[EXERCISE] Starting from the top of the material, restate each line exactly until the line that contains "const circleErr = [0, 0.08, 0.23, 0.28, 0.3, 0.26, 0.25, 0.27];", which is also copied. Pictures are excluded.

>> BEGIN RECORD EXCERPTS

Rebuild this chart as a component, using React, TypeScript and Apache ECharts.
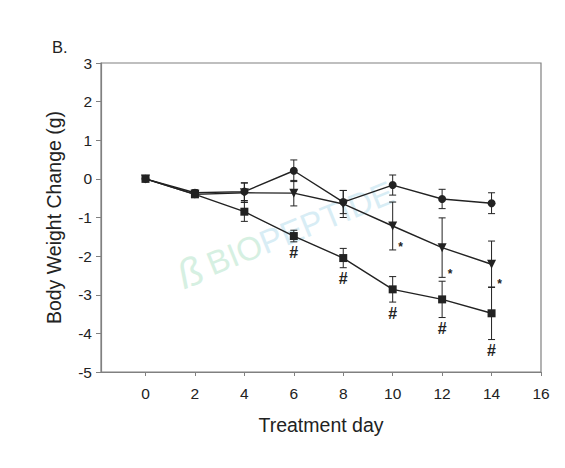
import React, { useEffect, useRef } from "react";
import * as echarts from "echarts";

const days = [0, 2, 4, 6, 8, 10, 12, 14];
const xTicks = [0, 2, 4, 6, 8, 10, 12, 14, 16];

const circleMean = [0, -0.36, -0.33, 0.21, -0.6, -0.16, -0.52, -0.63];
const circleErr = [0, 0.08, 0.23, 0.28, 0.3, 0.26, 0.25, 0.27];

const triMean = [0, -0.4, -0.36, -0.37, -0.65, -1.22, -1.78, -2.21];
const triErr = [0, 0.08, 0.25, 0.33, 0.35, 0.62, 0.77, 0.6];

const sqMean = [0, -0.4, -0.85, -1.48, -2.05, -2.86, -3.12, -3.48];
const sqErr = [0, 0.06, 0.25, 0.15, 0.25, 0.33, 0.47, 0.68];

const starDays = [10, 12, 14];
const hashDays = [6, 8, 10, 12, 14];

const INK = "#222";

function pts(mean: number[]) {
  return days.map((d, i) => [d, mean[i]]);
}
function bars(mean: number[], err: number[]) {
  return days.map((d, i) => [d, mean[i] - err[i], mean[i] + err[i]]);
}

const errRender = (params: any, api: any) => {
  const x = api.value(0);
  const lo = api.coord([x, api.value(1)]);
  const hi = api.coord([x, api.value(2)]);
  const w = 3.5;
  const st = { stroke: INK, lineWidth: 1 };
  return {
    type: "group",
    children: [
      { type: "line", shape: { x1: hi[0], y1: hi[1], x2: lo[0], y2: lo[1] }, style: st },
      { type: "line", shape: { x1: hi[0] - w, y1: hi[1], x2: hi[0] + w, y2: hi[1] }, style: st },
      { type: "line", shape: { x1: lo[0] - w, y1: lo[1], x2: lo[0] + w, y2: lo[1] }, style: st },
    ],
  };
};

export default function App() {
  const ref = useRef<HTMLDivElement>(null);
  useEffect(() => {
    document.body.style.margin = "0";
    const chart = echarts.init(ref.current!, null, { renderer: "svg" });
    const starData = starDays.map((d) => {
      const i = days.indexOf(d);
      return [d, triMean[i] - triErr[i]];
    });
    const hashData = hashDays.map((d) => {
      const i = days.indexOf(d);
      return [d, sqMean[i] - sqErr[i]];
    });
    const font = "Liberation Sans, Arial, sans-serif";
    chart.setOption({
      animation: false,
      backgroundColor: "#ffffff",
      grid: {
        left: 101,
        right: 24,
        top: 63,
        bottom: 96,
        show: true,
        borderColor: "#808080",
        borderWidth: 1.2,
      },
      xAxis: {
        type: "value",
        min: -1.8,
        max: 16,
        name: "Treatment day",
        nameLocation: "middle",
        nameGap: 43,
        nameTextStyle: { fontFamily: font, fontSize: 19.5, color: "#222" },
        axisLine: { onZero: false, lineStyle: { color: "#808080", width: 1.2 } },
        axisTick: { show: true, length: 4, customValues: xTicks, lineStyle: { color: "#808080" } },
        axisLabel: { customValues: xTicks, fontFamily: font, fontSize: 15.5, color: "#222", margin: 13 },
        splitLine: { show: false },
      },
      yAxis: {
        type: "value",
        min: -5,
        max: 3,
        interval: 1,
        name: "Body Weight Change (g)",
        nameLocation: "middle",
        nameGap: 37,
        nameTextStyle: { fontFamily: font, fontSize: 19.5, color: "#222" },
        axisLine: { show: true, onZero: false, lineStyle: { color: "#808080", width: 1.2 } },
        axisTick: { show: true, length: 5, lineStyle: { color: "#808080" } },
        axisLabel: { fontFamily: font, fontSize: 15.5, color: "#222", margin: 9 },
        splitLine: { show: false },
      },
      graphic: [
        {
          type: "text",
          left: 52,
          top: 38,
          style: { text: "B.", font: `16.5px ${font}`, fill: "#222" },
        },
        {
          type: "text",
          x: 300,
          y: 228,
          rotation: (22 * Math.PI) / 180,
          z: 0,
          style: {
            text: "{a|BIO}{b|PEPTIDE}",
            align: "center",
            verticalAlign: "middle",
            rich: {
              a: { fontFamily: font, fontSize: 33, fill: "#d6f0e2", color: "#d6f0e2" },
              b: { fontFamily: font, fontSize: 33, fill: "#d8edf5", color: "#d8edf5" },
            },
          },
        },
        {
          type: "text",
          x: 190,
          y: 272,
          rotation: (22 * Math.PI) / 180,
          z: 0,
          style: {
            text: "ß",
            font: `italic 40px ${font}`,
            fill: "#d6f0e2",
            align: "center",
            verticalAlign: "middle",
          },
        },
      ],
      series: [
        {
          type: "custom",
          renderItem: errRender,
          data: bars(circleMean, circleErr),
          encode: { x: 0, y: [1, 2] },
          z: 1,
        },
        {
          type: "custom",
          renderItem: errRender,
          data: bars(triMean, triErr),
          encode: { x: 0, y: [1, 2] },
          z: 1,
        },
        {
          type: "custom",
          renderItem: errRender,
          data: bars(sqMean, sqErr),
          encode: { x: 0, y: [1, 2] },
          z: 1,
        },
        {
          type: "line",
          data: pts(circleMean),
          symbol: "circle",
          symbolSize: 8,
          lineStyle: { color: INK, width: 1.4 },
          itemStyle: { color: INK },
          z: 3,
        },
        {
          type: "line",
          data: pts(triMean),
          symbol: "triangle",
          symbolRotate: 180,
          symbolSize: 9,
          lineStyle: { color: INK, width: 1.4 },
          itemStyle: { color: INK },
          z: 3,
        },
        {
          type: "line",
          data: pts(sqMean),
          symbol: "rect",
          symbolSize: 8,
          lineStyle: { color: INK, width: 1.4 },
          itemStyle: { color: INK },
          z: 3,
        },
        {
          type: "custom",
          data: starData,
          encode: { x: 0, y: 1 },
          renderItem: (params: any, api: any) => {
            const p = api.coord([api.value(0), api.value(1)]);
            return {
              type: "text",
              x: p[0] + 8,
              y: p[1] - 3,
              style: {
                text: "*",
                font: `bold 12px ${font}`,
                fill: INK,
                align: "center",
                verticalAlign: "middle",
              },
            };
          },
          z: 4,
        },
        {
          type: "custom",
          data: hashData,
          encode: { x: 0, y: 1 },
          renderItem: (params: any, api: any) => {
            const p = api.coord([api.value(0), api.value(1)]);
            return {
              type: "text",
              x: p[0],
              y: p[1] + 11,
              style: {
                text: "#",
                font: `bold 16px ${font}`,
                fill: INK,
                align: "center",
                verticalAlign: "middle",
              },
            };
          },
          z: 4,
        },
      ],
    });
    return () => chart.dispose();
  }, []);
  return <div ref={ref} style={{ width: 565, height: 468 }} />;
}
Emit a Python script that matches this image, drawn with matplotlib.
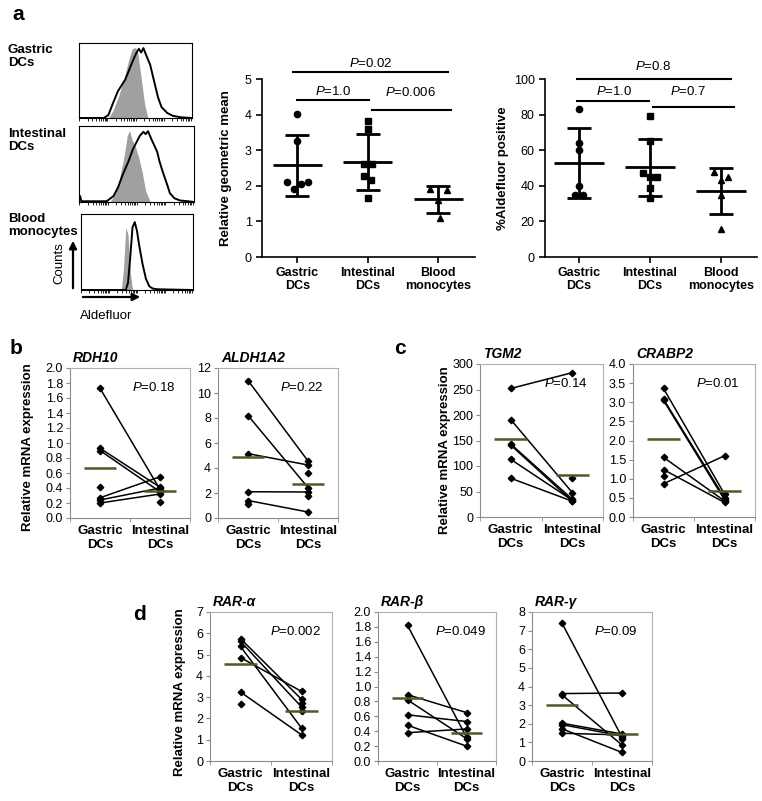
import numpy as np
import matplotlib
matplotlib.use("Agg")
import matplotlib.pyplot as plt

plt.rcParams["font.family"] = ["Liberation Sans", "DejaVu Sans"]
plt.rcParams["mathtext.fontset"] = "custom"
plt.rcParams["mathtext.rm"] = "Liberation Sans"
plt.rcParams["mathtext.it"] = "Liberation Sans:italic"
plt.rcParams["mathtext.bf"] = "Liberation Sans:bold"

nan = np.nan
W, H = 762, 801
OLIVE = "#4b5a26"
AXGRAY = "#8c8c8c"

# ---- panel a: flow histograms (x and height as fraction of the box) ----
gas_ctrl_x = [0, 0.26, 0.30, 0.35, 0.40, 0.44, 0.47, 0.50, 0.52, 0.55, 0.58, 0.61, 1.0]
gas_ctrl_y = [0, 0, 0.10, 0.30, 0.55, 0.80, 0.95, 0.97, 0.90, 0.55, 0.20, 0, 0]
gas_stain_x = [0, 0.22, 0.26, 0.30, 0.345, 0.41, 0.48, 0.51, 0.53, 0.55, 0.57, 0.59,
               0.63, 0.67, 0.70, 0.73, 0.78, 0.83, 0.90, 1.0]
gas_stain_y = [0, 0, 0.04, 0.20, 0.37, 0.53, 0.80, 0.90, 0.95, 0.90, 0.96, 0.88,
               0.73, 0.47, 0.28, 0.15, 0.07, 0.03, 0.01, 0]
int_ctrl_x = [0, 0.27, 0.31, 0.35, 0.39, 0.42, 0.44, 0.46, 0.49, 0.52, 0.55, 0.58, 0.62, 1.0]
int_ctrl_y = [0, 0, 0.10, 0.30, 0.60, 0.90, 0.97, 0.85, 0.75, 0.60, 0.40, 0.15, 0, 0]
int_stain_x = [0, 0.01, 0.02, 0.24, 0.30, 0.34, 0.38, 0.43, 0.47, 0.53, 0.56, 0.58,
               0.60, 0.63, 0.68, 0.70, 0.73, 0.77, 0.79, 0.83, 0.88, 0.95, 1.0]
int_stain_y = [0.08, 0.08, 0.01, 0.01, 0.08, 0.20, 0.37, 0.55, 0.72, 0.90, 0.95, 0.92,
               0.96, 0.85, 0.68, 0.55, 0.40, 0.22, 0.12, 0.05, 0.02, 0.01, 0]
mono_ctrl_x = [0, 0.36, 0.38, 0.40, 0.42, 0.44, 0.46, 1.0]
mono_ctrl_y = [0, 0, 0.30, 0.85, 0.75, 0.25, 0, 0]
mono_stain_x = [0, 0.40, 0.42, 0.44, 0.46, 0.48, 0.50, 0.52, 0.55, 0.58, 0.61, 0.64, 0.68, 1.0]
mono_stain_y = [0, 0, 0.10, 0.45, 0.85, 0.92, 0.80, 0.60, 0.35, 0.15, 0.05, 0.02, 0.01, 0]

# ---- panel a: dot plots ----
cells = ["Gastric\nDCs", "Intestinal\nDCs", "Blood\nmonocytes"]
geo_gastric = [4.02, 3.27, 2.10, 1.90, 2.05, 2.10]
geo_intestinal = [3.83, 3.60, 2.60, 2.60, 2.28, 2.15, 1.65]
geo_blood = [1.90, 1.88, 1.60, 1.10]
geo_jit = [[0, 0, -0.15, -0.05, 0.05, 0.15], [0, 0, -0.06, 0.06, -0.05, 0.05, 0], [-0.12, 0.12, 0, 0.02]]
pct_gastric = [83, 64, 60, 40, 35, 35]
pct_intestinal = [79, 65, 47, 45, 45, 39, 33]
pct_blood = [47.5, 45, 43, 35, 15.5]
pct_jit = [[0, 0, 0, 0, -0.06, 0.06], [0, 0, -0.1, 0, 0.1, 0, 0], [-0.1, 0.1, 0, 0, 0]]

# ---- panels b-d: paired qPCR values (nan = no partner) ----
groups = ["Gastric\nDCs", "Intestinal\nDCs"]
rdh10_g = [1.73, 0.93, 0.90, 0.27, 0.24, 0.20, 0.41, nan]
rdh10_i = [0.38, 0.41, 0.35, 0.55, 0.40, 0.32, nan, 0.22]
aldh_g = [11.0, 8.2, 5.15, 2.1, 1.4, 1.1, nan, nan]
aldh_i = [4.56, 2.43, 4.24, 2.08, 0.48, nan, 3.58, 1.76]
tgm2_g = [252, 191, 143, 141, 113, 76, nan]
tgm2_i = [283, 48, 35, 31, 33, 31, 76]
crabp2_g = [3.36, 3.08, 3.05, 1.56, 1.24, 0.87, 1.07]
crabp2_i = [0.60, 0.50, 0.45, 0.42, 0.38, 1.60, nan]
rara_g = [5.75, 5.62, 5.38, 4.86, 3.24, 2.68, nan, nan]
rara_i = [2.90, 2.54, 1.55, 3.27, 1.23, nan, 2.74, 2.33]
rarb_g = [1.82, 0.89, 0.82, 0.62, 0.48, 0.38]
rarb_i = [0.32, 0.65, 0.30, 0.53, 0.20, 0.43]
rarg_g = [7.4, 3.62, 3.55, 2.03, 1.95, 1.73, 1.49, nan]
rarg_i = [1.28, 3.65, 0.86, 1.45, 1.35, 0.46, 1.40, 1.19]
means = {"RDH10": [0.67, 0.36], "ALDH1A2": [4.88, 2.72], "TGM2": [153, 83],
         "CRABP2": [2.04, 0.68], "RAR-α": [4.58, 2.33], "RAR-β": [0.84, 0.38],
         "RAR-γ": [2.98, 1.47]}
pvals = {"RDH10": "0.18", "ALDH1A2": "0.22", "TGM2": "0.14", "CRABP2": "0.01",
         "RAR-α": "0.002", "RAR-β": "0.049", "RAR-γ": "0.09"}


def box(x0, y0, x1, y1):
    return [x0 / W, 1 - y1 / H, (x1 - x0) / W, (y1 - y0) / H]


fig = plt.figure(figsize=(W / 100, H / 100), dpi=100)

# histograms
dec = np.log10(np.arange(1, 10))
minor = np.concatenate([(dec + k) / 4 for k in range(4)])
for rect, cx, cy, sx, sy in [((79, 43, 192, 118), gas_ctrl_x, gas_ctrl_y, gas_stain_x, gas_stain_y),
                             ((79, 126, 194, 202), int_ctrl_x, int_ctrl_y, int_stain_x, int_stain_y),
                             ((81, 214, 193, 290), mono_ctrl_x, mono_ctrl_y, mono_stain_x, mono_stain_y)]:
    ax = fig.add_axes(box(*rect))
    ax.fill_between(cx, cy, color="#a0a0a0", lw=0)
    ax.plot(sx, sy, color="k", lw=1.4)
    ax.set_xlim(0, 1); ax.set_ylim(0, 1.03)
    ax.set_yticks([])
    ax.set_xticks(minor)
    ax.tick_params(axis="x", length=2, width=0.6, labelbottom=False)
    for s in ax.spines.values():
        s.set_linewidth(0.8)


def dotplot(ax, data, jits, marks, ymax, yticks):
    for k, (vals, jit, m) in enumerate(zip(data, jits, marks)):
        vals = np.asarray(vals, float)
        ax.plot(k + np.asarray(jit), vals, m, color="k", ms=4.5, ls="none", zorder=3)
        mu, sd = vals.mean(), vals.std(ddof=1)
        ax.hlines(mu, k - 0.35, k + 0.35, color="k", lw=2)
        ax.vlines(k, mu - sd, mu + sd, color="k", lw=2)
        ax.hlines([mu - sd, mu + sd], k - 0.17, k + 0.17, color="k", lw=2)
    ax.set_ylim(0, ymax)
    ax.set_yticks(yticks)
    ax.set_xticks([0, 1, 2])
    ax.set_xticklabels(cells, fontweight="bold", fontsize=9.5, linespacing=1.05)
    ax.spines[["top", "right"]].set_visible(False)
    ax.spines[["left", "bottom"]].set_linewidth(1.2)
    ax.tick_params(direction="out", length=4, width=1.2, labelsize=9)


def sigbar(ax, x0, x1, y, xt, yt, p):
    ax.plot([x0, x1], [y, y], color="k", lw=1.5, clip_on=False)
    ax.text(xt, yt, r"$\it{P}$=" + p, ha="center", va="bottom", fontsize=9.5)


ax = fig.add_axes(box(262, 79, 475, 257))
dotplot(ax, [geo_gastric, geo_intestinal, geo_blood], geo_jit, ["o", "s", "^"], 5, range(6))
ax.set_xlim(-0.5, 2.52)
sigbar(ax, -0.06, 2.14, 5.2, 1.04, 5.25, "0.02")
sigbar(ax, 0.0, 1.02, 4.41, 0.51, 4.47, "1.0")
sigbar(ax, 1.06, 2.18, 4.13, 1.6, 4.45, "0.006")

ax = fig.add_axes(box(545, 79, 757, 257))
dotplot(ax, [pct_gastric, pct_intestinal, pct_blood], pct_jit, ["o", "s", "^"], 100, range(0, 101, 20))
ax.set_xlim(-0.48, 2.51)
sigbar(ax, -0.03, 2.14, 100, 1.04, 103.5, "0.8")
sigbar(ax, -0.03, 0.99, 87.6, 0.5, 89.5, "1.0")
sigbar(ax, 1.04, 2.18, 84.3, 1.54, 89.5, "0.7")


def paired(rect, name, g, i, ymax, step, fmt):
    ax = fig.add_axes(box(*rect))
    for a, b in zip(g, i):
        if np.isfinite(a) and np.isfinite(b):
            ax.plot([0, 1], [a, b], color="k", lw=1.1, zorder=2)
    for x, v in [(0, g), (1, i)]:
        v = np.asarray(v, float)
        v = v[np.isfinite(v)]
        ax.plot(np.full(len(v), x), v, "D", color="k", ms=3.3, ls="none", zorder=3)
    ax.hlines(means[name], [-0.27, 0.73], [0.27, 1.27], color=OLIVE, lw=1.8, zorder=4)
    ax.text(0.70, 0.87, r"$\it{P}$=" + pvals[name], transform=ax.transAxes,
            ha="center", va="center", fontsize=9.5)
    ax.set_xlim(-0.5, 1.5)
    ax.set_ylim(0, ymax)
    ticks = np.arange(0, ymax + step / 2, step)
    ax.set_yticks(ticks)
    ax.set_yticklabels([fmt.format(t) for t in ticks])
    ax.set_xticks([0, 1])
    ax.set_xticklabels(groups, fontweight="bold", fontsize=9.5, linespacing=1.25)
    ax.set_xticks([-0.5, 0.5, 1.5], minor=True)
    ax.tick_params(axis="x", which="major", length=0, pad=5)
    ax.tick_params(axis="x", which="minor", length=3, color=AXGRAY)
    ax.tick_params(axis="y", length=3, color=AXGRAY, labelsize=9, pad=2)
    for s in ax.spines.values():
        s.set_color("#b0b0b0"); s.set_linewidth(0.8)
    ax.spines[["left", "bottom"]].set_color(AXGRAY)
    x0, y0 = rect[0], rect[1]
    fig.text(x0 / W + 0.004, 1 - (y0 - 10) / H, name, fontsize=10, fontweight="bold",
             fontstyle="italic", ha="left", va="center")
    return ax


paired((70, 368, 190, 518), "RDH10", rdh10_g, rdh10_i, 2.0, 0.2, "{:.1f}")
paired((218, 368, 338, 518), "ALDH1A2", aldh_g, aldh_i, 12, 2, "{:.0f}")
paired((480, 364, 603, 517), "TGM2", tgm2_g, tgm2_i, 300, 50, "{:.0f}")
paired((633, 364, 755, 517), "CRABP2", crabp2_g, crabp2_i, 4.0, 0.5, "{:.1f}")
paired((210, 612, 332, 761), "RAR-α", rara_g, rara_i, 7, 1, "{:.0f}")
paired((378, 612, 496, 761), "RAR-β", rarb_g, rarb_i, 2.0, 0.2, "{:.1f}")
paired((532, 612, 652, 761), "RAR-γ", rarg_g, rarg_i, 8, 1, "{:.0f}")

# overlay in pixel coordinates for labels and arrows
ov = fig.add_axes([0, 0, 1, 1])
ov.set_xlim(0, W); ov.set_ylim(H, 0); ov.axis("off")
for lab, x, y in [("a", 12, 14), ("b", 10, 349), ("c", 394, 349), ("d", 133, 614)]:
    ov.text(x, y, lab, fontsize=15, fontweight="bold", ha="left", va="center")
for lab, y in [("Gastric\nDCs", 44), ("Intestinal\nDCs", 128), ("Blood\nmonocytes", 213)]:
    ov.text(8, y, lab, fontsize=9.5, fontweight="bold", ha="left", va="top", linespacing=1.15)
ov.annotate("", xy=(73, 238), xytext=(73, 291),
            arrowprops=dict(arrowstyle="-|>", lw=1.6, color="k", mutation_scale=11))
ov.annotate("", xy=(143, 297), xytext=(80, 297),
            arrowprops=dict(arrowstyle="-|>", lw=1.6, color="k", mutation_scale=11))
ov.text(59, 263, "Counts", rotation=90, fontsize=9.5, ha="center", va="center")
ov.text(80, 316, "Aldefluor", fontsize=9.5, ha="left", va="center")
ov.text(226, 168, "Relative geometric mean", rotation=90, fontsize=9.5,
        fontweight="bold", ha="center", va="center")
ov.text(503, 168, "%Aldefluor positive", rotation=90, fontsize=9.5,
        fontweight="bold", ha="center", va="center")
for x, y in [(28, 447), (445, 450), (180, 692)]:
    ov.text(x, y, "Relative mRNA expression", rotation=90, fontsize=9.5,
            fontweight="bold", ha="center", va="center")

fig.savefig("out.png", dpi=100)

>> END RECORD EXCERPTS

[WRITTEN SOLUTION]
Rebuild this chart as a component, using React, TypeScript and Apache ECharts.
import React, { useEffect, useRef } from "react";
import * as echarts from "echarts";

const days = [0, 2, 4, 6, 8, 10, 12, 14];
const xTicks = [0, 2, 4, 6, 8, 10, 12, 14, 16];

const circleMean = [0, -0.36, -0.33, 0.21, -0.6, -0.16, -0.52, -0.63];
const circleErr = [0, 0.08, 0.23, 0.28, 0.3, 0.26, 0.25, 0.27];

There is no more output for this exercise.